Now, what I want to discuss, in a later blog, is how one can mix physical interaction with communication, because I have a feeling that type 3 above contains some theoretical problems...

Thursday, October 05, 2006

Movie-talk

Today I've been watching two movies at the same time, zapping between the one and the other with my remote control. Both movies were interesting. One movie was about a famous club called studio 54. The owner was rich, famous, eccentric, addicted. He hand-picked his guests every night. Of all the hundreds of people shouting in the line, only few would get in. His 'door-policy', was the key to the succes of the club, however unfair such a policy might be, of course. Reflecting on it, I thought about how the talent for one specific thing might build you a complete empire (and bring you tons of money). Even being the famous owner, he still hand-picked the guests. This made the club special, attracting more special people (with money). He created a myth, but I did so by doing just one thing: going out there picking his guests. Of course he could not hand over this task to someone else, because the club was built on *his* talent and this talent was personal, which made the club personal, and the personality (unicity) of the club was the fundamental reasion why people wanted to be there in the first place. The great thing about going to this club is that once you were in, you knew that you had been 'handpicked' by this one guy.

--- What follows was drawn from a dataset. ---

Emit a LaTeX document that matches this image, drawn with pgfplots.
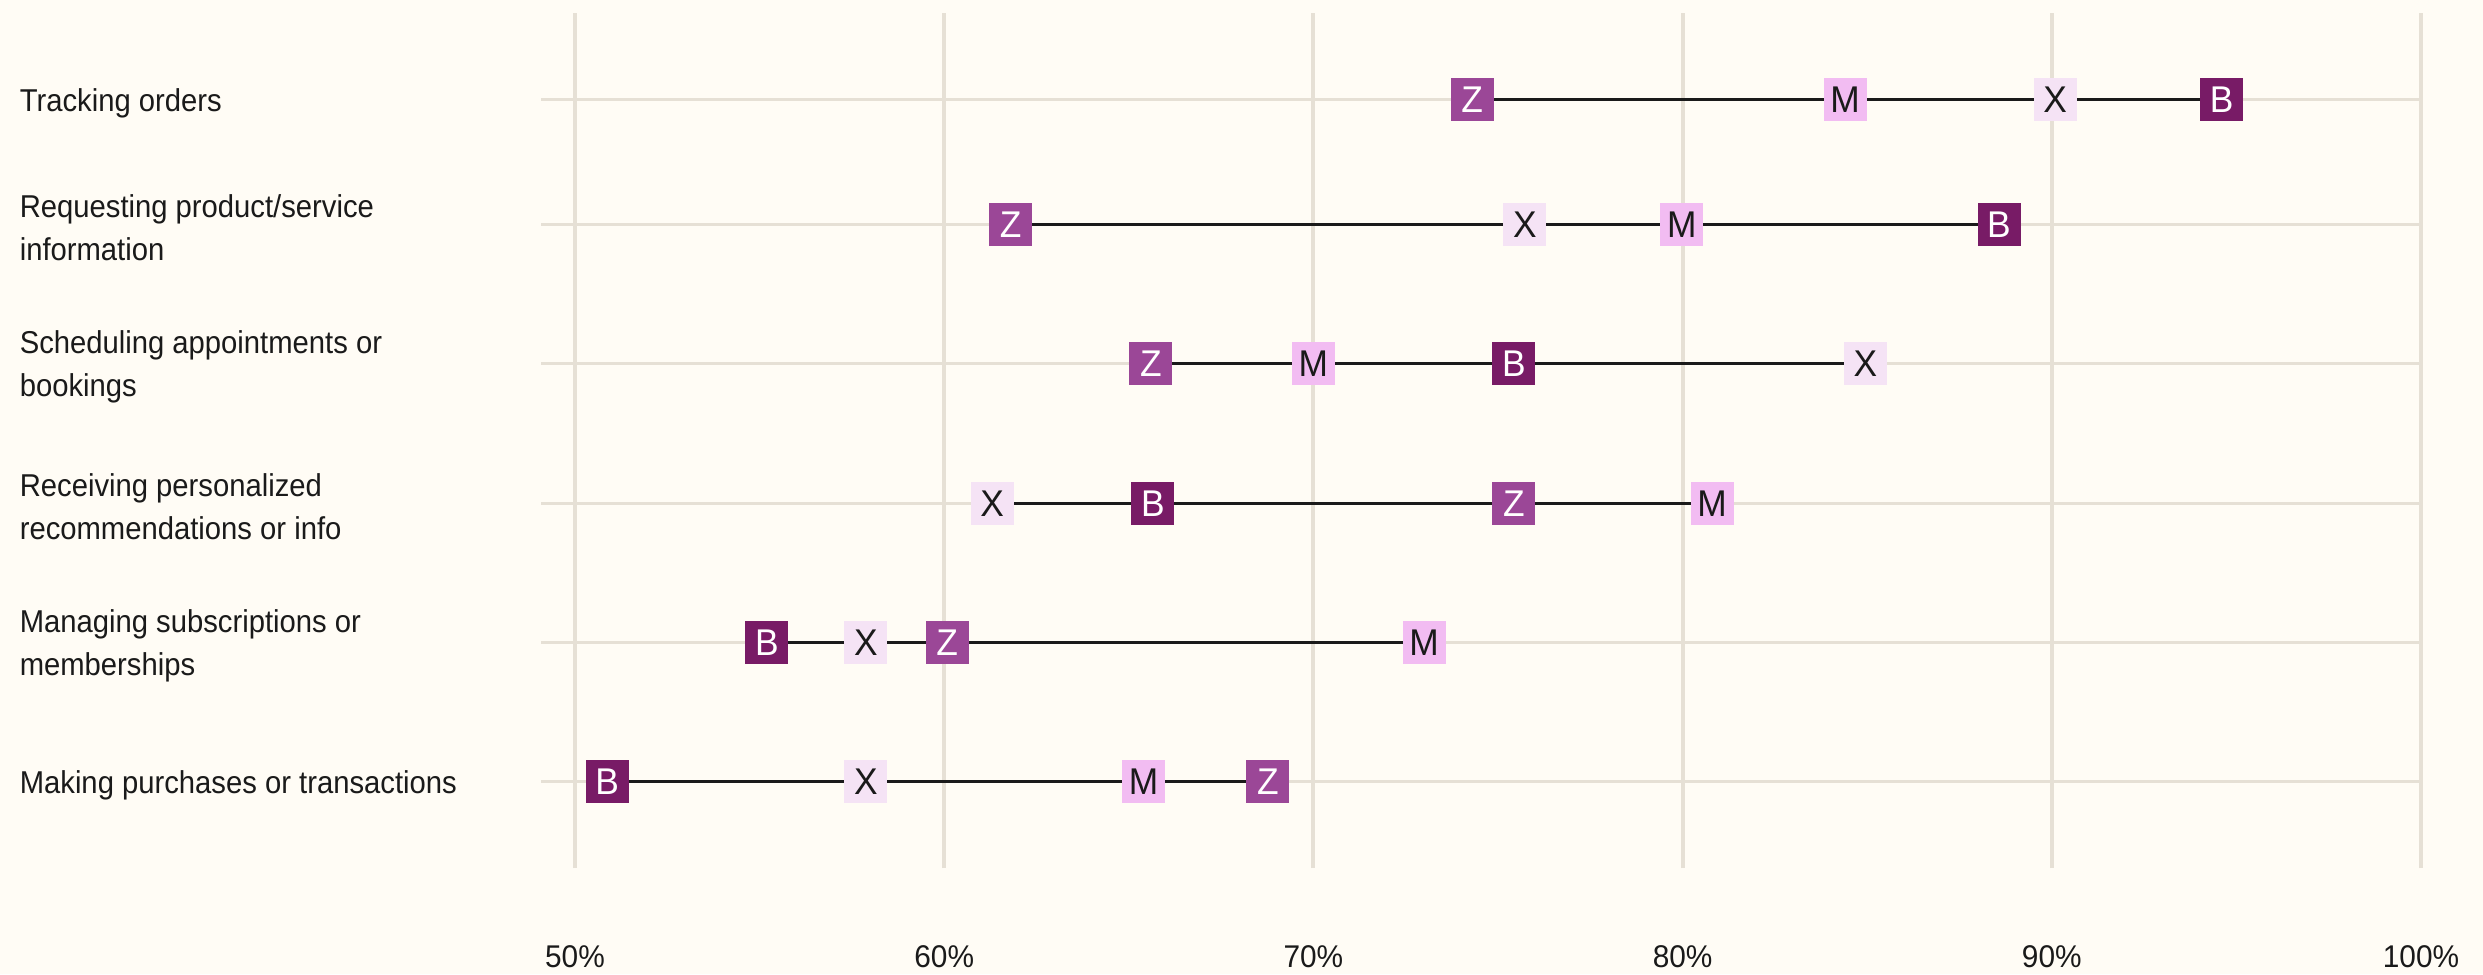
\documentclass[border=0pt]{standalone}
\usepackage{pgfplots}
\pgfplotsset{compat=1.18}
\usepackage{fontspec}
\setmainfont{Liberation Sans}
\newfontfamily\labelfont[FakeStretch=0.925]{Liberation Sans}
\newfontfamily\tickfont[FakeStretch=0.95]{Liberation Sans}
\newfontfamily\markfont[FakeStretch=0.95]{Liberation Sans}
\definecolor{bgc}{HTML}{FFFCF5}
\definecolor{gridc}{HTML}{E6E0D5}
\definecolor{txt}{HTML}{1A1A1A}
\definecolor{Bc}{HTML}{781B66}
\definecolor{Zc}{HTML}{9B4797}
\definecolor{Mc}{HTML}{F2BCF2}
\definecolor{Xc}{HTML}{F5E3F5}
\pgfplotsset{
  lettermark/.style n args={3}{only marks, mark=square*, mark size=5.25pt,
    mark options={draw=#1, fill=#1, line width=0pt},
    nodes near coords={#2},
    every node near coord/.append style={anchor=center, inner sep=0pt, text=#3, draw=none,
      font=\markfont\fontsize{9.3}{10}\selectfont}},
}
\begin{document}
\begin{tikzpicture}
\fill[bgc] (0,0) rectangle (620.75pt,243.5pt);
\begin{axis}[
  at={(135.25pt,26.5pt)}, anchor=south west,
  scale only axis, width=470pt, height=213.75pt,
  xmin=49.08, xmax=100, ymin=-868, ymax=-13,
  clip=false,
  axis line style={draw=none},
  major tick length=0pt,
  xtick={50,60,70,80,90,100},
  xticklabels={50\%,60\%,70\%,80\%,90\%,100\%},
  ytick={-100,-225,-364,-504,-643,-782},
  yticklabels={Tracking orders,
    Requesting product/service\\information,
    Scheduling appointments or\\bookings,
    Receiving personalized\\recommendations or info,
    Managing subscriptions or\\memberships,
    Making purchases or transactions},
  xmajorgrids, ymajorgrids,
  x grid style={gridc, line width=1pt},
  y grid style={gridc, line width=0.75pt},
  xticklabel style={inner sep=0pt, anchor=base, yshift=-24.75pt, text=txt, font=\tickfont\fontsize{7.85}{9}\selectfont},
  yticklabel style={inner sep=0pt, anchor=west, align=left, xshift=-130.5pt, yshift=-0.8pt, text=txt, font=\labelfont\fontsize{7.9}{10.75}\selectfont},
]
% connecting lines
\addplot[txt, line width=0.75pt] coordinates {(74.3,-100) (94.6,-100)};
\addplot[txt, line width=0.75pt] coordinates {(61.8,-225) (88.57,-225)};
\addplot[txt, line width=0.75pt] coordinates {(65.6,-364) (84.95,-364)};
\addplot[txt, line width=0.75pt] coordinates {(61.3,-504) (80.8,-504)};
\addplot[txt, line width=0.75pt] coordinates {(55.2,-643) (73.0,-643)};
\addplot[txt, line width=0.75pt] coordinates {(50.87,-782) (68.77,-782)};
% B
\addplot[lettermark={Bc}{B}{white}]
  coordinates {(94.6,-100) (88.57,-225) (75.43,-364) (65.65,-504) (55.2,-643) (50.87,-782)};
% Z
\addplot[lettermark={Zc}{Z}{white}]
  coordinates {(74.3,-100) (61.8,-225) (65.6,-364) (75.43,-504) (60.08,-643) (68.77,-782)};
% M
\addplot[lettermark={Mc}{M}{txt}]
  coordinates {(84.4,-100) (79.98,-225) (70.0,-364) (80.8,-504) (73.0,-643) (65.4,-782)};
% X
\addplot[lettermark={Xc}{X}{txt}]
  coordinates {(90.09,-100) (75.73,-225) (84.95,-364) (61.3,-504) (57.88,-643) (57.88,-782)};
\end{axis}
\pgfresetboundingbox
\path (0,0) rectangle (620.75pt,243.5pt);
\end{tikzpicture}
\end{document}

The club, as it evolved, was driven entirly by a talent (based on intuition) and a forceful internal drive for success, and a continuous need for having more and more of it. Talent, intuition, need for succes; these are concepts completely alien to most of cognitive science. But as this movie shows: such human characteristics drive large parts of our society (the club being just an example, perhaps even a metaphor, of the human ways in general).

The other movie was about a guy who lied about almost everything, pretending to be a school-teacher, a crook, a policeman, and at some point even being appointed a doctor in a hospital, without having had the education (learning to talk and act like a doctor from television shows). Reflecting on this, I thought about how a pattern of behavior, on the outside, can be so completely fundamentally not be the same as "the real thing", which is somehow defined "on the inside". He was not a real doctor, but nobody noticed, since he said the right words. He even got somebody the right medicin or cure just by 'going with the behavioral flow' of things. Did he actually cause anything functional to happen in that hospital? Is it possible to get the effects using a system in which there is 'nobody home'? Ultimately, at least in this movie, his scheme exploded, something was bound to go wrong at some point, and it did. But if that wouldn've happened, would we have a right to say that this guy was not a doctor? Or should we accept the idea that a doctor is however does exactly as a doctor should do? What I ask here is of course exactly what Turing has asked of computers in his famous thesis on artificial intelligence: a classic.

The two movies, in all, couldn't have been more different. The one being about basic internal human capacities that are unexplained by objective science, the other being about the objective behavioral view of a human being, knowing that inside there is no body home. Objective science versus human intuition. Although I'm a real scientist, I liked the Studio 54 movie better. Why would that be?